Scan the data below and pick out the lines containing the word "LaTeX".

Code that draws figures
———

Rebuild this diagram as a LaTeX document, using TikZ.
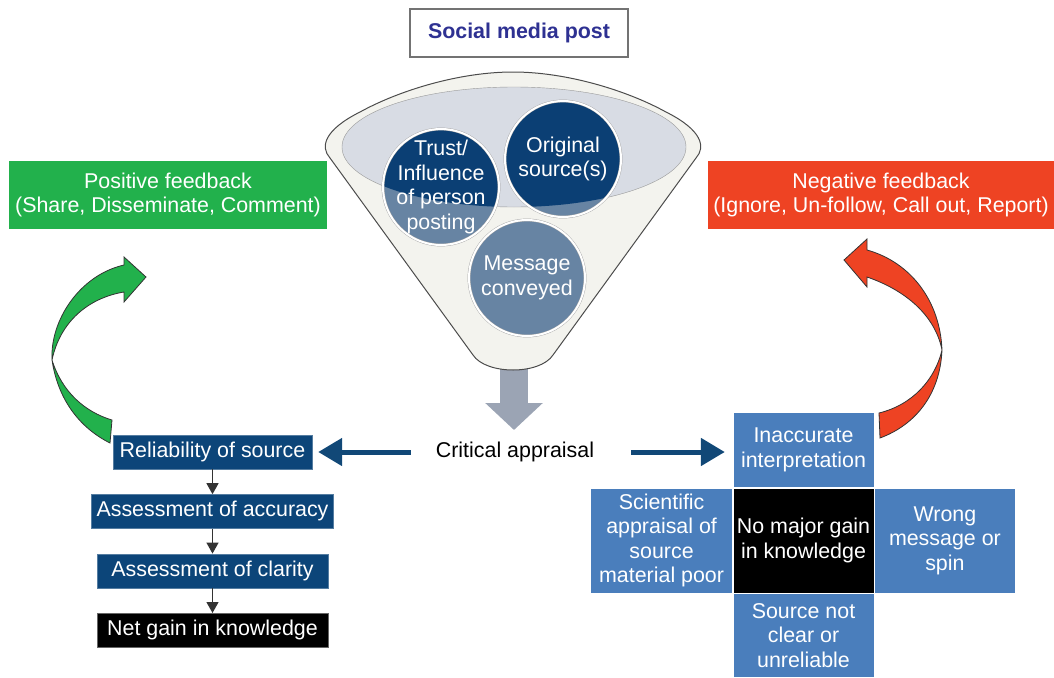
\documentclass[tikz,border=0pt]{standalone}
\usepackage{fontspec}
\setmainfont{Liberation Sans}
\usetikzlibrary{positioning,arrows.meta}
\definecolor{navybox}{HTML}{0C4579}
\definecolor{crossblue}{HTML}{4A7EBC}
\definecolor{posgreen}{HTML}{22B14C}
\definecolor{negred}{HTML}{EE4323}
\definecolor{titleblue}{HTML}{2E3192}
\definecolor{funnelfill}{HTML}{F3F3EE}
\definecolor{rimfill}{HTML}{D8DCE4}
\definecolor{darkcirc}{HTML}{0B3F74}
\definecolor{lightcirc}{HTML}{6784A3}
\definecolor{greyarrow}{HTML}{9BA4B4}
\definecolor{bluearrow}{HTML}{114877}
\tikzset{
  >={Triangle[length=11pt,width=12pt]},
  feedbox/.style={
    rectangle,
    text=white,
    align=center,
    inner sep=0pt,
    minimum height=68pt},
  stepbox/.style={
    rectangle,
    fill=navybox,
    draw=navybox!70!white,
    text=white,
    inner sep=0pt,
    minimum height=34pt},
  crossbox/.style={
    rectangle,
    fill=crossblue,
    draw=white, thin,
    text=white,
    align=center,
    inner sep=0pt,
    minimum width=141pt},
  topic/.style={
    circle,
    minimum size=116pt,
    inner sep=-12pt,
    fill=lightcirc,
    draw=black!35, double=white, double distance=2pt,
    text=white,
    align=center,
    % darker where the circle sits inside the rim
    path picture={\fill[darkcirc] (rimc) ellipse [x radius=172, y radius=60];}},
  bigarrow/.style={draw=bluearrow, line width=5pt, -{Triangle[length=24pt,width=27pt]}},
  smallarrow/.style={draw=black!80, line width=1.2pt, ->},
  feedback/.style={draw=black!80, line width=0.8pt},
}

\begin{document}
\begin{tikzpicture}
  [x=1pt, y=-1pt,
  font=\fontsize{21.4}{24.5}\selectfont,
  node distance=25pt]
  \useasboundingbox (0,0) rectangle (1054,677);

  % title
  \node[draw=black!55, line width=1.2pt, minimum width=218pt, minimum height=48pt, inner sep=0pt,
    text=titleblue, font=\fontsize{21.4}{24.5}\selectfont\bfseries] (post) at (519,33) {Social media post};

  % funnel
  \coordinate (fbot) at (514,367);
  \coordinate (fend) at (514,430);
  \draw[draw=greyarrow, line width=28pt, -{Triangle[length=27pt,width=56pt]}] (fbot) -- (fend);
  \draw[fill=funnelfill, draw=black!70, line width=1pt]
    (330,158) .. controls (320,147) and (324,130) .. (360,112)
    .. controls (400,90) and (460,72) .. (513,72)
    .. controls (566,72) and (626,90) .. (666,112)
    .. controls (702,130) and (706,147) .. (696,158)
    -- (553,355) .. controls (540,375) and (486,375) .. (473,355) -- cycle;
  \coordinate (rimc) at (514,147);
  \draw[fill=rimfill, draw=black!40] (rimc) ellipse [x radius=172, y radius=60];

  \node[topic] (trust) at (441,187) {Trust/\\Influence\\of person\\posting};
  \node[topic] (orig) at (563,159) {Original\\source(s)};
  \node[topic] (msg) at (527,278) {Message\\conveyed};

  % feedback boxes
  \node[feedbox, fill=posgreen, minimum width=318pt] (pos) at (168,195)
    {Positive feedback\\(Share, Disseminate, Comment)};
  \node[feedbox, fill=negred, minimum width=346pt] (neg) at (881,195)
    {Negative feedback\\(Ignore, Un-follow, Call out, Report)};

  % appraisal
  \node[inner sep=0pt] (crit) at (515,452) {Critical appraisal};

  % left column
  \node[stepbox, minimum width=199pt] (rel) at (212.5,452) {Reliability of source};
  \node[stepbox, minimum width=242pt, below=25pt of rel] (acc) {Assessment of accuracy};
  \node[stepbox, minimum width=231pt, below=25pt of acc] (cla) {Assessment of clarity};
  \node[stepbox, minimum width=231pt, fill=black, draw=black!60, below=25pt of cla] (net) {Net gain in knowledge};
  \draw[smallarrow] (rel) -- (acc);
  \draw[smallarrow] (acc) -- (cla);
  \draw[smallarrow] (cla) -- (net);

  % right cross
  \node[crossbox, fill=black, minimum height=105pt] (nogain) at (803.5,540.5) {No major gain\\in knowledge};
  \node[crossbox, minimum height=75pt, above=0pt of nogain] (inacc) {Inaccurate\\interpretation};
  \node[crossbox, minimum height=105pt, minimum width=142pt, left=0pt of nogain] (sci)
    {Scientific\\appraisal of\\source\\material poor};
  \node[crossbox, minimum height=105pt, right=0pt of nogain] (wrong) {Wrong\\message or\\spin};
  \node[crossbox, minimum height=84pt, below=0pt of nogain] (unrel) {Source not\\clear or\\unreliable};

  \draw[bigarrow, shorten <=25pt, shorten >=6pt] (crit.west) -- (rel.east);
  \draw[bigarrow, shorten <=37pt, shorten >=8pt] (crit.east) -- (inacc.west |- crit.east);

  %% curved arrows
  \draw[feedback, fill=posgreen] (110,443) .. controls (80,428) and (58,400) .. (52,360)
    .. controls (50,320) and (80,275) .. (124,265) -- (124,257) -- (146,277) -- (124,302) -- (124,292)
    .. controls (88,298) and (60,322) .. (52,360)
    .. controls (62,392) and (85,412) .. (112,420) -- cycle;
  \draw[feedback, fill=negred] (880,438) .. controls (915,425) and (940,395) .. (942,350)
    .. controls (940,300) and (910,262) .. (867,250) -- (867,239) -- (844,260) -- (867,287) -- (867,277)
    .. controls (905,290) and (935,315) .. (942,350)
    .. controls (935,380) and (912,405) .. (879,413) -- cycle;
\end{tikzpicture}
\end{document}
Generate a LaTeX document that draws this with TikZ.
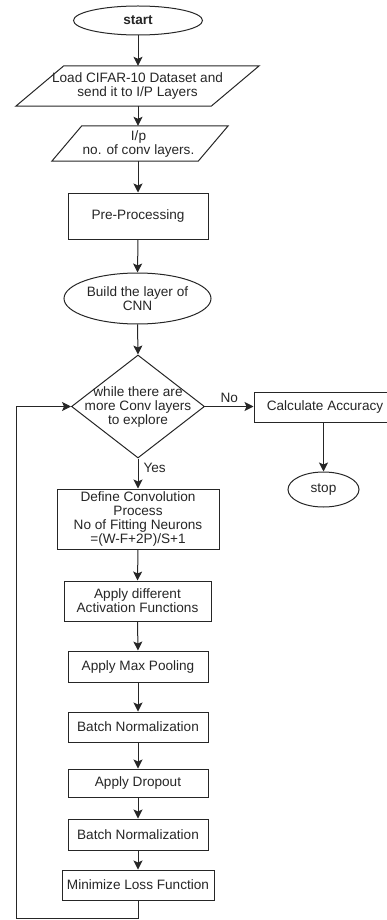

———

Exercise solution:
Rebuild this diagram as a LaTeX document, using TikZ.
Generate a LaTeX document that draws this with TikZ.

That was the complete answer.